I can’t contain my inner law nerd, so I apologize in advance…

…but he’s in Iowa, so the case styling isn’t “People v…” but simply “State v…”

Not sure if “State v. Zopittybop-bop-bop” loses much in the way of humor, but there you have it.

I have a feeling he will be referred to as “the defendant” a lot.

Or “hey, you.”

Who are the idiots who let him change his name in the first place?

Statutes vary, of course, but for the most part an adult can change his or her name to whatever he or she damn well pleases, so far as I know.
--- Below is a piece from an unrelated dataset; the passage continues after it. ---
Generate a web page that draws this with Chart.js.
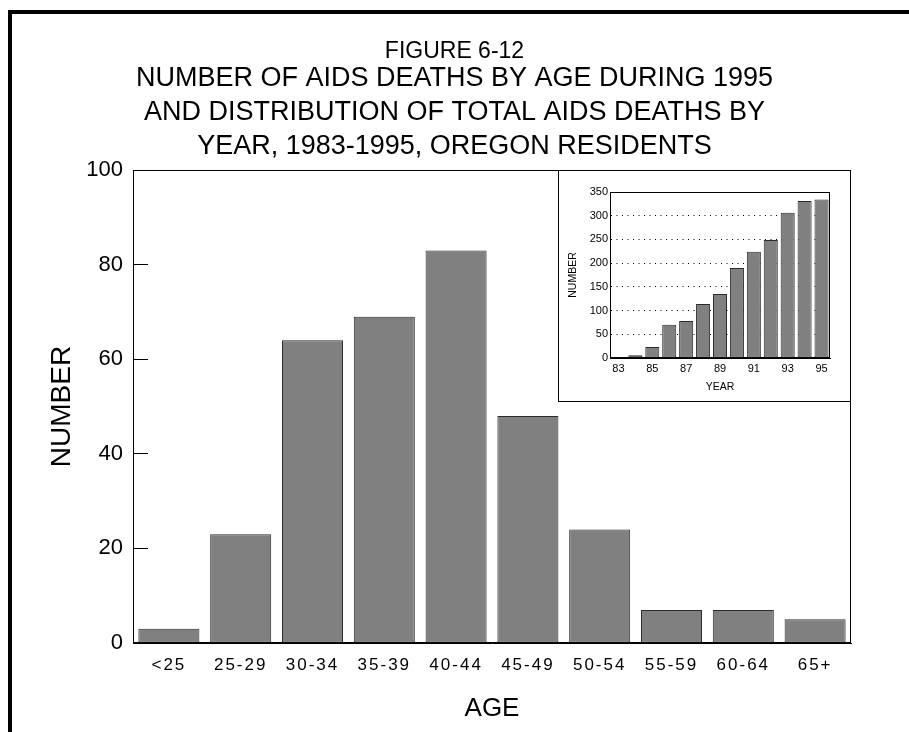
<!DOCTYPE html>
<html>
<head>
<meta charset="utf-8">
<script src="https://cdn.jsdelivr.net/npm/chart.js@4"></script>
<style>
  html, body { margin: 0; padding: 0; background: #fff; }
  #page { position: relative; width: 909px; height: 732px; overflow: hidden; }
  #frame {
    position: absolute; left: 8px; top: 10px; right: 0; bottom: 0;
    border-left: 4px solid #000; border-top: 4px solid #000;
  }
  #mainChart { position: absolute; left: 0; top: 0; }
  #insetBox {
    position: absolute; left: 558px; top: 170px; width: 293px; height: 232px;
    box-sizing: border-box; border: 1px solid #000; background: #fff;
  }
  #insetChart { display: block; }
</style>
</head>
<body>
<div id="page">
  <div id="frame"></div>
  <canvas id="mainChart" width="909" height="732"></canvas>
  <div id="insetBox"><canvas id="insetChart" width="291" height="230"></canvas></div>
</div>
<script>
// --- Datos ---
const ageGroups = ["<25", "25-29", "30-34", "35-39", "40-44", "45-49", "50-54", "55-59", "60-64", "65+"];
const ageDeaths = [3, 23, 64, 69, 83, 48, 24, 7, 7, 5];

const years = ["83", "84", "85", "86", "87", "88", "89", "90", "91", "92", "93", "94", "95"];
const yearDeaths = [2, 6, 23, 70, 78, 114, 135, 190, 224, 249, 306, 331, 334];

const titleTop = "FIGURE 6-12";
const titleLines = [
  "NUMBER OF AIDS DEATHS BY AGE DURING 1995",
  "AND DISTRIBUTION OF TOTAL AIDS DEATHS BY",
  "YEAR, 1983-1995, OREGON RESIDENTS",
];

const FONT = "'Liberation Sans', Arial, sans-serif";
const BAR_FILL = "#808080";
const BAR_EDGE = "#2b2b2b";

// --- caja alrededor del area de trazado ---
const boxPlugin = {
  id: "boxPlugin",
  beforeDatasetsDraw(chart) {
    const { ctx, chartArea: a } = chart;
    ctx.save();
    ctx.strokeStyle = "#000";
    ctx.lineWidth = 1;
    ctx.strokeRect(Math.round(a.left) + 0.5, Math.round(a.top) + 0.5,
      Math.round(a.right - a.left) - 1, Math.round(a.bottom - a.top) - 1);
    ctx.restore();
  },
};

// --- etiquetas del eje x con espaciado entre letras ---
const spacedTicks = {
  id: "spacedTicks",
  beforeDraw(chart) {
    const sc = chart.scales.x;
    if (!sc || sc._spaced) return;
    const orig = sc.drawLabels.bind(sc);
    sc.drawLabels = function (area) {
      const ctx = this.ctx;
      ctx.save();
      ctx.letterSpacing = "2px";
      orig(area);
      ctx.restore();
    };
    sc._spaced = true;
  },
};

// --- Grafico principal ---
function drawMain() {
  const ctx = document.getElementById("mainChart").getContext("2d");
  new Chart(ctx, {
    type: "bar",
    data: {
      labels: ageGroups,
      datasets: [{
        data: ageDeaths,
        backgroundColor: BAR_FILL,
        borderColor: BAR_EDGE,
        borderWidth: 1,
        borderSkipped: false,
        barPercentage: 0.85,
        categoryPercentage: 1,
      }],
    },
    options: {
      responsive: false,
      animation: false,
      layout: { padding: { left: 35, right: 35, top: 14, bottom: 0 } },
      plugins: {
        legend: { display: false },
        tooltip: { enabled: false },
        title: {
          display: true,
          text: titleTop,
          color: "#000",
          font: { family: FONT, size: 23, weight: "normal", lineHeight: "20px" },
          padding: { top: 27.6, bottom: 0 },
        },
        subtitle: {
          display: true,
          text: titleLines,
          color: "#000",
          font: { family: FONT, size: 27, weight: "normal", lineHeight: "34px" },
          padding: { top: 0.4, bottom: 6 },
        },
      },
      scales: {
        x: {
          grid: { display: false, drawTicks: false },
          border: { display: true, color: "#000", width: 1 },
          ticks: { color: "#000", font: { family: FONT, size: 17 }, padding: 12, maxRotation: 0 },
          title: {
            display: true, text: "AGE", color: "#000",
            font: { family: FONT, size: 26 }, padding: { top: 0, bottom: 8 },
          },
          afterFit(s) { s.height = 89; },
        },
        y: {
          min: 0,
          max: 100,
          ticks: { stepSize: 20, color: "#000", font: { family: FONT, size: 22 }, padding: 25 },
          grid: { drawOnChartArea: false, drawTicks: true, tickLength: -15, color: "#000", lineWidth: 1 },
          border: { display: true, color: "#000", width: 1 },
          title: {
            display: true, text: "NUMBER", color: "#000",
            font: { family: FONT, size: 28 }, padding: { top: 10.2, bottom: 0 },
          },
          afterFit(s) { s.width = 98; },
        },
        y2: {
          position: "right",
          grid: { display: false, drawTicks: false },
          border: { display: false },
          ticks: { display: false },
          afterFit(s) { s.width = 23; },
        },
      },
    },
    plugins: [boxPlugin, spacedTicks],
  });
}

// --- Grafico insertado ---
function drawInset() {
  const ctx = document.getElementById("insetChart").getContext("2d");
  new Chart(ctx, {
    type: "bar",
    data: {
      labels: years,
      datasets: [{
        data: yearDeaths,
        backgroundColor: BAR_FILL,
        borderColor: BAR_EDGE,
        borderWidth: 1,
        borderSkipped: false,
        barPercentage: 0.83,
        categoryPercentage: 1,
      }],
    },
    options: {
      responsive: false,
      animation: false,
      layout: { padding: { left: 0, right: 20, top: 21, bottom: 0 } },
      plugins: { legend: { display: false }, tooltip: { enabled: false } },
      scales: {
        x: {
          grid: { display: false, drawTicks: false },
          border: { display: true, color: "#000", width: 1 },
          ticks: {
            color: "#000", font: { family: FONT, size: 11 }, padding: 4,
            autoSkip: false, maxRotation: 0,
            callback: (v, i) => (i % 2 === 0 ? years[i] : ""),
          },
          title: {
            display: true, text: "YEAR", color: "#000",
            font: { family: FONT, size: 10.5 }, padding: { top: 0, bottom: 8 },
          },
          afterFit(s) { s.height = 43; },
        },
        y: {
          min: 0,
          max: 350,
          ticks: { stepSize: 50, color: "#000", font: { family: FONT, size: 11 }, padding: 2 },
          grid: {
            drawTicks: false,
            color: (c) => (c.tick && (c.tick.value === 0 || c.tick.value === 350) ? "rgba(0,0,0,0)" : "#000"),
            lineWidth: 1,
          },
          border: { display: true, color: "#000", width: 1, dash: [1, 4.5] },
          title: {
            display: true, text: "NUMBER", color: "#000",
            font: { family: FONT, size: 10.5 }, padding: { top: 8, bottom: 0 },
          },
          afterFit(s) { s.width = 51; },
        },
      },
    },
    plugins: [boxPlugin],
  });
}

document.addEventListener("DOMContentLoaded", () => {
  drawMain();
  drawInset();
});
</script>
</body>
</html>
Some countries have lists of acceptable names; here in the US, you’d be getting into free speech/expression territory if you tried to limit it for adults. (Parents naming their children brings other interests into the equation and makes it all more complicated.)

I hope that the judge reads off the list of charges and supplies ample sound effects at the same time :smiley:

“The defendant is charged with one count of posession…POW!..2 counts of felony evasion…BAM! ZAP!..and KERPOW! one count of refusing to obey an officer! BAP!”

It’s people like this that give the hard working, law abiding Zopittybop-bop-bops of the world a bad name.

I hope he names his kid Bazinga.

On the bright side, when the judge tells him “son, you’re in deep doo doo,” he has the once in a lifetime chance to come back with “your honor, Doo Doo is my middle name!”

I’ve got a feeling that this is going to be an opportunity that regularly presents itself in Mr. Zopittybop-bop-bop’s life.

Senator, I served with Beezow Doo-doo Zopittybop-bop-bop. I knew Beezow Doo-doo Zopittybop-bop-bop. Beezow Doo-doo Zopittybop-bop-bop was a friend of mine. Senator, you’re no Beezow Doo-doo Zopittybop-bop-bop.

More name changing fun: Greatest team the world has ever seen

No shit.

Well, at least his name is Messiah.

The judge may go harder on him at sentencing (if he’s convicted) for starting some 1950’s music earworms.